Clark Carmean, Beloved Former Dean and Music Professor, Dies at 101
Dr. D. Clark Carmean H'85, who with his late wife, Edna, enthusiastically dedicated himself to generations of Lebanon Valley College students and was deeply loved in return, died peacefully in his sleep Sept. 14 at United Christian Church Home in North Annville. The dean of admission emeritus and former music professor was 101. He was highly regarded on campus for his generosity, wisdom, and kindness.
Carmean was born May 22, 1904 in Marysville, Ohio, the son of Donald and Hattie Carmean. His long association with the College began in 1933 when he became an instructor of music education and string instruments. He went on to serve as dean of men from 1935 to 1940 and as director of admissions from 1949 to 1973. Carmean, an Ohio Wesleyan graduate, received his master's degree in music education in 1932 from Columbia Teachers College in New York City.
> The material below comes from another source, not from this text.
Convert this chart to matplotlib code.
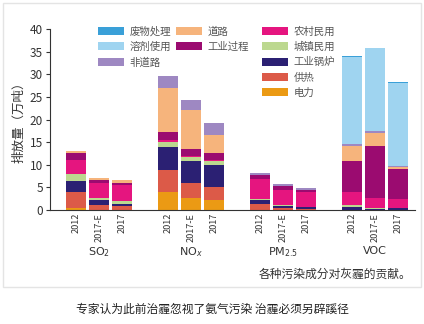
import numpy as np
import matplotlib
matplotlib.use("Agg")
import matplotlib.pyplot as plt
from matplotlib.patches import Patch, Rectangle

plt.rcParams['font.family'] = ['Noto Sans CJK SC', 'DejaVu Sans']

groups = ["SO$_2$", "NO$_x$", "PM$_{2.5}$", "VOC"]
years = ["2012", "2017-E", "2017"]

# stacking order, bottom -> top
sources = ["电力", "供热", "工业锅炉", "城镇民用", "农村民用",
           "工业过程", "道路", "非道路", "溶剂使用", "废物处理"]
colors = ["#eb9a14", "#dc5a48", "#2b2073", "#bcd88f", "#e5157f",
          "#9b0b70", "#f6b47c", "#9e88c2", "#9fd4f0", "#3aa0d8"]

# values per source: SO2(2012, 2017-E, 2017), NOx(...), PM2.5(...), VOC(...)
power     = [0.4, 0.1, 0.1,  4.0, 2.6, 2.1,  0.1, 0.0, 0.0,  0.0, 0.0, 0.0]
heating   = [3.6, 1.0, 0.8,  4.8, 3.4, 2.9,  1.3, 0.4, 0.3,  0.1, 0.1, 0.1]
ind_boil  = [2.3, 1.1, 0.5,  5.2, 4.8, 4.9,  0.8, 0.4, 0.3,  0.6, 0.2, 0.3]
urban     = [1.6, 0.4, 0.6,  1.1, 0.9, 0.9,  0.3, 0.2, 0.1,  0.4, 0.1, 0.1]
rural     = [3.2, 3.4, 3.5,  0.3, 0.3, 0.3,  4.3, 3.5, 3.3,  2.9, 2.2, 1.9]
ind_proc  = [1.4, 0.6, 0.5,  1.9, 1.5, 1.4,  0.9, 0.7, 0.5,  6.9, 11.5, 6.6]
road      = [0.5, 0.4, 0.6,  9.6, 8.7, 4.1,  0.0, 0.0, 0.0,  3.2, 3.0, 0.4]
nonroad   = [0.0, 0.0, 0.0,  2.7, 2.2, 2.7,  0.5, 0.6, 0.4,  0.4, 0.3, 0.3]
solvent   = [0.0, 0.0, 0.0,  0.0, 0.0, 0.0,  0.0, 0.0, 0.0,  19.3, 18.5, 18.4]
waste     = [0.0, 0.0, 0.0,  0.0, 0.0, 0.0,  0.0, 0.0, 0.0,  0.2, 0.0, 0.3]

values = [power, heating, ind_boil, urban, rural, ind_proc, road, nonroad, solvent, waste]

fig = plt.figure(figsize=(4.24, 3.24), dpi=100)
ax = fig.add_axes([0.118, 0.352, 0.861, 0.558])

# light frame around chart
fig.patches.append(Rectangle((3/424, 1 - 287/324), 418/424, 284/324,
                             transform=fig.transFigure, fill=False,
                             edgecolor="#e4e4e4", linewidth=1.0))

x = np.array([4 * g + i for g in range(len(groups)) for i in range(len(years))], dtype=float)
bottom = np.zeros(len(x))
for vals, col, name in zip(values, colors, sources):
    v = np.array(vals)
    ax.bar(x, v, bottom=bottom, width=0.85, color=col, linewidth=0, label=name)
    bottom += v

ax.set_xlim(-1.13, 14.74)
ax.set_ylim(0, 40)
ax.set_yticks(np.arange(0, 41, 5))
ax.tick_params(axis="y", labelsize=8.5, colors="#333333", length=3, width=0.8, pad=2)
ax.set_xticks(x)
ax.set_xticklabels(years * len(groups), rotation=90, fontsize=6.6, color="#333333")
ax.tick_params(axis="x", length=0, pad=2)
for s in ["top", "right"]:
    ax.spines[s].set_visible(False)
for s in ["left", "bottom"]:
    ax.spines[s].set_color("#333333")
    ax.spines[s].set_linewidth(0.8)

ax.set_ylabel("排放量（万吨）", fontsize=9, color="#333333", labelpad=3)

for g, name in enumerate(groups):
    ax.text(4 * g + 1, -7.9, name, ha="center", va="top", fontsize=8,
            color="#333333", family="DejaVu Sans")

# legend in three columns, same layout as the reference
cols = [[9, 8, 7], [6, 5], [4, 3, 2, 1, 0]]
anchors = [(93/424, 1 - 21/324), (171/424, 1 - 21/324), (257/424, 1 - 21/324)]
for idx_list, anc in zip(cols, anchors):
    handles = [Patch(facecolor=colors[k], edgecolor="none") for k in idx_list]
    labels = [sources[k] for k in idx_list]
    fig.legend(handles, labels, loc="upper left", bbox_to_anchor=anc,
               frameon=False, fontsize=7.5, handlelength=2.5, handleheight=0.8,
               handletextpad=0.5, labelspacing=0.5, borderpad=0,
               labelcolor="#555555")

fig.text(411/424, 1 - 274/324, "各种污染成分对灰霾的贡献。", ha="right", va="center",
         fontsize=8.5, color="#333333")
fig.text(212/424, 1 - 309/324, "专家认为此前治霾忽视了氨气污染 治霾必须另辟蹊径",
         ha="center", va="center", fontsize=8.5, color="#222222")

fig.savefig("out.png", dpi=100)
Long after he retired from the College in the early '70s, Carmean was still sought after for his advice. Gregory Stanson, LVC's vice president for enrollment and student affairs, and a member of the class of 1963, called Carmean his mentor. "He was a very wise person. Clark personified all the values I grew up with at home. He was a great role model for generations of students."
"The College was really his life," said Robert E. Harnish, manager of the LVC bookstore. Harnish remembers that, even after they retired, Carmean and his wife, Edna, who died in 2001, would volunteer in the College's admission office, handwriting little notes to encourage students to come to LVC. Even in his extreme old age, Harnish said, caregivers at United Christian Church Home encouraged their staff and visitors to speak about the College to Carmean, because it made his eyes light up.
The Carmeans were well known for opening their home to students, whether is was as house parents in the 1930s in a men's dormitory, or later at their South Annville home, where they spent 50 years and avidly cultivated extensive gardens. Their home was a haven for many students, where they offered a warm fire and a cup of hot chocolate in the winter, and long conversations on the porch in the warmer months. Many nights the students gathered around the Carmean's grand piano to sing, and social gatherings often turned into impromptu concerts.
In an article in the Summer 1992 issue of The Valley magazine, published by the College, Edna Carmean recalled,
"Clark was teaching in the music department and sometimes he would bring a whole class out. We usually had the same menu—ham and string beans and potatoes, cooked in the fireplace in a big iron kettle." Most of the time, everybody would end up in the den, a converted summerhouse with a huge fireplace that took six-foot logs. Clark Carmean remembered in the same article, "We had a big copper coffeepot made. A huge coffeepot, held 55 cups. We put that on a crane in the fireplace. It would swing out, and the kids would pour themselves a cup, then swing it back over the fire again. They loved it because they could help themselves."
To provide for the College community they were devoted to, the couple, who had no children of their own, became members of the College's Laureate Society, which includes those who have given in excess of $1 million to the College. The Carmeans also donated Cuewe-Pehelle, the larger-than-life bronze statue of an Algonquin Indian woman in front of Garber Science Center. New York sculptor Audrey Flack created the statue with outstretched arms to represent the welcoming spirit of the Lebanon Valley. The plaza that surrounds the sculpture was named in the couple's honor.
As honorary co-chairs of Lebanon Valley College's TOWARD 2001 campaign, the Carmeans assisted in a major fundraising venture, which exceeded its goal to raise over $23.9 million. In 1977, the couple's love of music led them to endow the Carmean Distinguished Chair in Music and in 1982 to establish the Carmean String Ensemble Scholarship.
Carmean served 12 years on the Annville school board in the 1950s and 1960s, and oversaw the building of Annville-Cleona High School. He also taught Sunday school at Annville United Methodist Church and, along with his wife, volunteered at Good Samaritan Hospital in Lebanon. Carmean received an honorary doctorate of humane letters from the College in 1985. His wife was a long-time staff assistant in various departments, including music, admissions, public relations, and the president's office. She also served as a writer/editor for Alumni Review, as executive secretary for the College's Centennial celebration, and was the College historian.
Kreamer Funeral Home in Annville is in charge of arrangements. A memorial service will be announced at a later date.